Mark Pellington’s drama I Melt With You starts off as a story about a group of male friends enjoying a getaway where they consume copious amounts of alcohol and drugs. However, events take a much darker turn around halfway through the film, when something from the past comes back to haunt them.
The four men in their 40s, who all went to college together, reunite for a week-long catch-up in a house overlooking the sea in Big Sur. Each of them is happy to escape their normal lives for a hazy week of drinking and drug-taking, as they are all unhappy, disillusioned, and full of regrets.
Richard (Thomas Jane) is a womaniser and unsuccessful author who has begrudgingly become a high school English teacher. Jonathan (Rob Lowe) is a doctor who writes prescriptions for money and is becoming detached from his son, who calls his new stepfather “Dad”. Ron (Jeremy Piven) is a stock broker who is at the centre of a federal investigation. Tim (Christian McKay) is a man who feels responsible for the recent loss of his loved ones. None of these are really likeable or identifiable characters, and the only positive attribute we see is their close friendship and fondness for each other.
The friends go swimming, driving, fishing, and partying, but mainly they drink and take drugs while moping around and complaining about how awful their lives are. After a few days, these excessive and repetitive festivities make way for much darker events, as a pact they all made when they were younger re-emerges and things get even more out of control. The pact that changes the tone of the film and the subsequent events is a little hard to believe in. Would you really follow through on an agreement you made in college when you were young (and probably drunk and high)? They all take it a bit too seriously instead of just dismissing it.
The film’s best feature is its soundtrack of punk music from the ‘80s. The roaring and pounding tunes from the likes of the Sex Pistols, The Clash, The Pixies, Talking Heads, Dead Kennedys, and The Specials, add to the drug-fuelled, hazy atmosphere. They hark back to a time that the four men are pining for and help them to relive their youth, when they were carefree and had fewer troubles.

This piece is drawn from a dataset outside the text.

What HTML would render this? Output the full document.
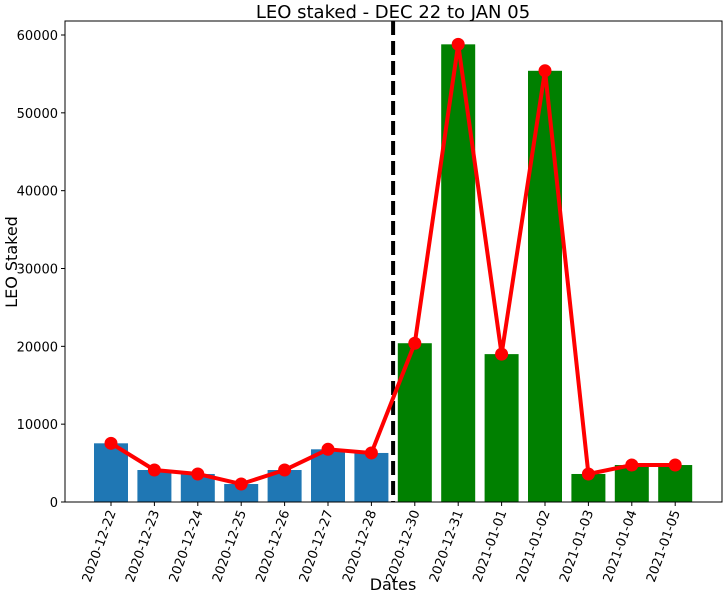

I Melt With You is a visual assault that is full of angst and excess. Eric Schmidt’s stylish cinematography and the picturesque locations make it a fine-looking film, but at times it feels like an overlong music video. This may have something to do with Mark Pellington’s history directing lots of videos for bands including Pearl Jam, U2, and Foo Fighters. I Melt With You is a treat for the eyes and ears at times and it has a solid cast, but it’s a film of two distinct halves and unfortunately neither of them are particularly impressive story-wise.